Middle East – August 2011

Energy Contradictions Continue

 

We’ve written about the insidious, unintended, consequences of dramatic and inflexible subsidies, nowhere more n evidence than the MidEast, where sub $1 natural gas, sub nickel water and power costs, while well intentioned for the masses, are proving untenable over the longer term. Add to this the social unrest which argues against subsidy reform at this time, and some forecast that the Middle East Entitlement Program (by another name) is even more dangerous than the United States.’ An example is the study which suggests that, left in place, the ‘breakeven’ price of oil for Saudi Arabia, currently $84/bbl (including all subsidies), will exceed $300/bbl by 2030. (MEES, August 15, 2011). On the assumption that the rest of the world will probably substitute for oil at much lower prices, the prospects for train Wrecks in both the US and Saudi (different reasons, or one causing the other!) come into focus.

 

And, in this month’s version of “UAE, Jordan, considering importing coal,” two new signs of unsustainable energy policies in the region.
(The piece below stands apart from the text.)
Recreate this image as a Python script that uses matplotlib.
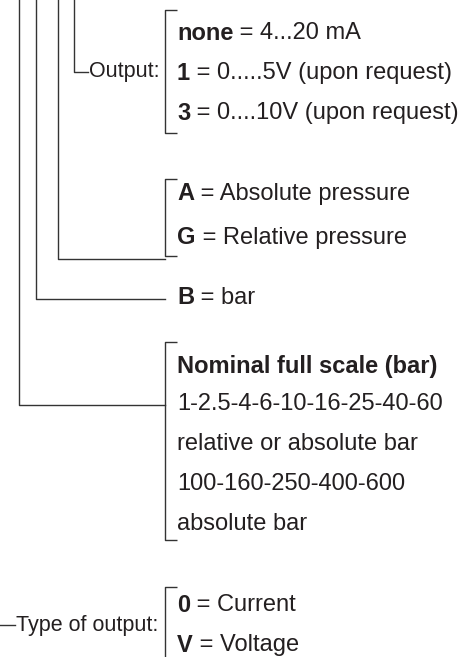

Dubai authorities have ordered the freezing of electricity prices at 1-2 cents/kwh, while imposing a program to “curtail demand.” Reporters note that residents routinely leave air conditioning on around the clock, and that Dubai has twice the carbon intensity per capita of the US. Separately, Bahrain is evaluating the purchase of oil-linked LNG ($12-16/mmcf), from Shell, for domestic resale/use at $1.50/mcf (roughly 2 cents/kwh variable cost for power). Hello?